Guatemala is squeezed between Mexico to the north and El Salvador, Belize and Honduras to the south and east. It’s a small country, especially in comparison to its near neighbours, but what it lacks in square miles it more than makes up for in other ways.
Guatemala boasts the strongest indigenous local culture in all of the Americas. In all, there are 23 languages spoken here and the ancient Mayan culture is still very much alive.
It’s home to 21 Maya groups as well as the Garífuna people – whose distinctive cultures, languages, and centuries-old traditions continue to thrive today. You can see living Mayan culture in the languages people speak, the crafts for sale on street markets as well as the way people dress. To truly immerse yourself in a Mayan ritual, we recommend visiting the shrine to the Mayan deity, Maximon, at Lake Atitlan or the world-class UNESCO protected archaeology site at Tikal.
The landscape ranges from fiery volcanoes to remote cloud forests. Less than two percent of the total geography is urbanised, resulting in vast swathes of untamed jungle that is perfect for hiking and trekking. Guatemala may not have the region’s best beaches, but luckily its next door neighbour, Belize, has a palm-fringed coastline which hugs the warm Caribbean Sea.
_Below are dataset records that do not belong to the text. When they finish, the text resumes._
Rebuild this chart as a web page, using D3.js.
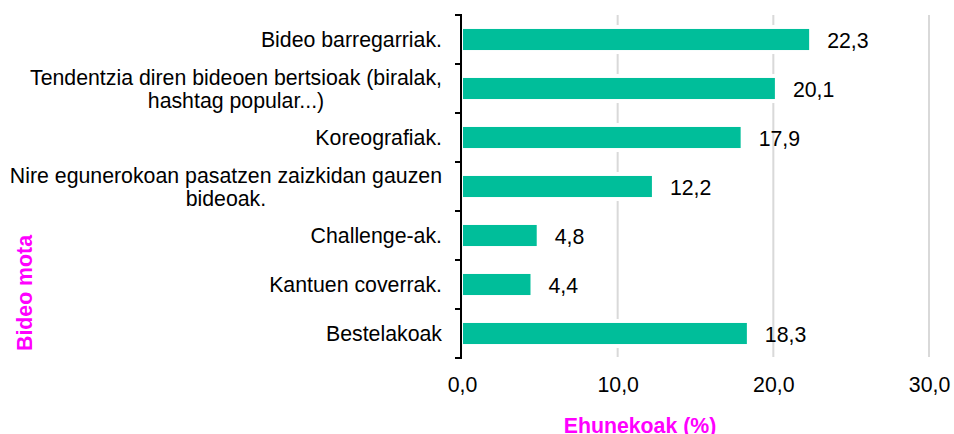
<!DOCTYPE html>
<html>
<head>
<meta charset="utf-8">
<script src="https://cdn.jsdelivr.net/npm/d3@7"></script>
<style>
  html, body { margin: 0; padding: 0; background: #fff; }
  svg { display: block; font-family: "Liberation Sans", Arial, sans-serif; }
</style>
</head>
<body>
<svg id="chart" width="954" height="434"></svg>
<script>
const categories = [
  "Bideo barregarriak.",
  "Tendentzia diren bideoen bertsioak (biralak, hashtag popular...)",
  "Koreografiak.",
  "Nire egunerokoan pasatzen zaizkidan gauzen bideoak.",
  "Challenge-ak.",
  "Kantuen coverrak.",
  "Bestelakoak"
];
const values = [22.3, 20.1, 17.9, 12.2, 4.8, 4.4, 18.3];
const xTicks = [0, 10, 20, 30];
const xTitle = "Ehunekoak (%)";
const yTitle = "Bideo mota";

const svg = d3.select("#chart");
const barColor = "#00BE9A";
const magenta = "#FF00FF";
const fontSize = 21.3;

const x = d3.scaleLinear().domain([0, 30]).range([462, 929]);
const y = d3.scaleBand().domain(categories).range([15, 358])
  .paddingInner(0.57).paddingOuter(0.285);

const fmt = d => d.toFixed(1).replace(".", ",");
const [y0, y1] = y.range();

// gridlines
svg.append("g").selectAll("line")
  .data(xTicks.filter(d => d > 0))
  .join("line")
  .attr("x1", d => x(d)).attr("x2", d => x(d))
  .attr("y1", y0).attr("y2", y1 - 1)
  .attr("stroke", "#d9d9d9").attr("stroke-width", 2);

// white backing behind bars (gridline gaps)
svg.append("g").selectAll("rect")
  .data(categories)
  .join("rect")
  .attr("x", x(0))
  .attr("y", d => y(d) - 4)
  .attr("width", (d, i) => x(values[i]) - x(0) + 1)
  .attr("height", y.bandwidth() + 8)
  .attr("fill", "#fff");

// bars
svg.append("g").selectAll("rect")
  .data(categories)
  .join("rect")
  .attr("x", x(0) + 1)
  .attr("y", d => y(d))
  .attr("width", (d, i) => x(values[i]) - x(0) - 1)
  .attr("height", y.bandwidth())
  .attr("fill", barColor);

// value labels
svg.append("g").selectAll("text")
  .data(categories)
  .join("text")
  .attr("x", (d, i) => x(values[i]) + 18)
  .attr("y", d => y(d) + y.bandwidth() / 2 + 8)
  .attr("font-size", fontSize)
  .attr("fill", "#000")
  .text((d, i) => fmt(values[i]));

// y axis line + boundary ticks
const yAxisG = svg.append("g");
yAxisG.append("line")
  .attr("x1", x(0) - 1).attr("x2", x(0) - 1)
  .attr("y1", y0 - 1).attr("y2", y1 + 1)
  .attr("stroke", "#000").attr("stroke-width", 2);
const step = y.step();
yAxisG.selectAll("line.tick")
  .data(d3.range(categories.length + 1))
  .join("line")
  .attr("class", "tick")
  .attr("x1", x(0) - 7).attr("x2", x(0) - 1)
  .attr("y1", i => y0 + i * step).attr("y2", i => y0 + i * step)
  .attr("stroke", "#000").attr("stroke-width", 2);

// category labels with wrapping
const labelRight = 442;
const maxW = 445;
const lineH = 23.5;
const labG = svg.append("g").attr("font-size", fontSize).attr("fill", "#000");
const measure = labG.append("text").attr("visibility", "hidden");
function width(s) { measure.text(s); return measure.node().getComputedTextLength(); }
categories.forEach(cat => {
  const words = cat.split(" ");
  const lines = [];
  let cur = "";
  words.forEach(w => {
    const test = cur ? cur + " " + w : w;
    if (cur && width(test) > maxW) { lines.push(cur); cur = w; }
    else cur = test;
  });
  lines.push(cur);
  const bw = d3.max(lines, width);
  const cx = labelRight - bw / 2;
  const cy = y(cat) + y.bandwidth() / 2;
  const t = labG.append("text").attr("text-anchor", "middle");
  lines.forEach((ln, i) => {
    t.append("tspan")
      .attr("x", cx)
      .attr("y", cy + 7.8 + (i - (lines.length - 1) / 2) * lineH)
      .text(ln);
  });
});
measure.remove();

// x axis tick labels
const xAxis = d3.axisBottom(x).tickValues(xTicks).tickFormat(fmt)
  .tickSize(0).tickPadding(18.5);
const gx = svg.append("g").attr("transform", `translate(0,${y1})`).call(xAxis);
gx.select(".domain").remove();
gx.selectAll("text").attr("font-size", fontSize)
  .attr("font-family", "Liberation Sans, Arial, sans-serif").attr("fill", "#000");

// axis titles
svg.append("text")
  .attr("x", 640).attr("y", 433)
  .attr("text-anchor", "middle")
  .attr("font-size", fontSize).attr("font-weight", "bold")
  .attr("fill", magenta)
  .text(xTitle);

svg.append("text")
  .attr("transform", "translate(32,293) rotate(-90)")
  .attr("text-anchor", "middle")
  .attr("font-size", fontSize).attr("font-weight", "bold")
  .attr("fill", magenta)
  .text(yTitle);
</script>
</body>
</html>
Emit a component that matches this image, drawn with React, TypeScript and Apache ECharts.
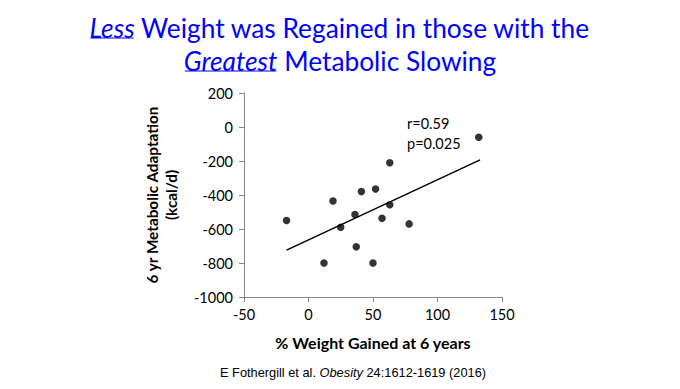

There are plenty of reminders of Guatemala’s Spanish colonial past. Antigua is known for its crumbling ruins and sixteenth and seventeenth century buildings. There’s a gorgeous colonial-era central plaza in the tiny coastal town of Retalhuleu, while larger towns like as Cobán and Quetzaltenango have plenty of Spanish colonial cathedrals, town halls and other public buildings, close to still impressive Mayan archaeological sites.
When to go
The climate is warm and spring-like year-round so it’s a great year-round destination, with the wettest time of the year from July to October.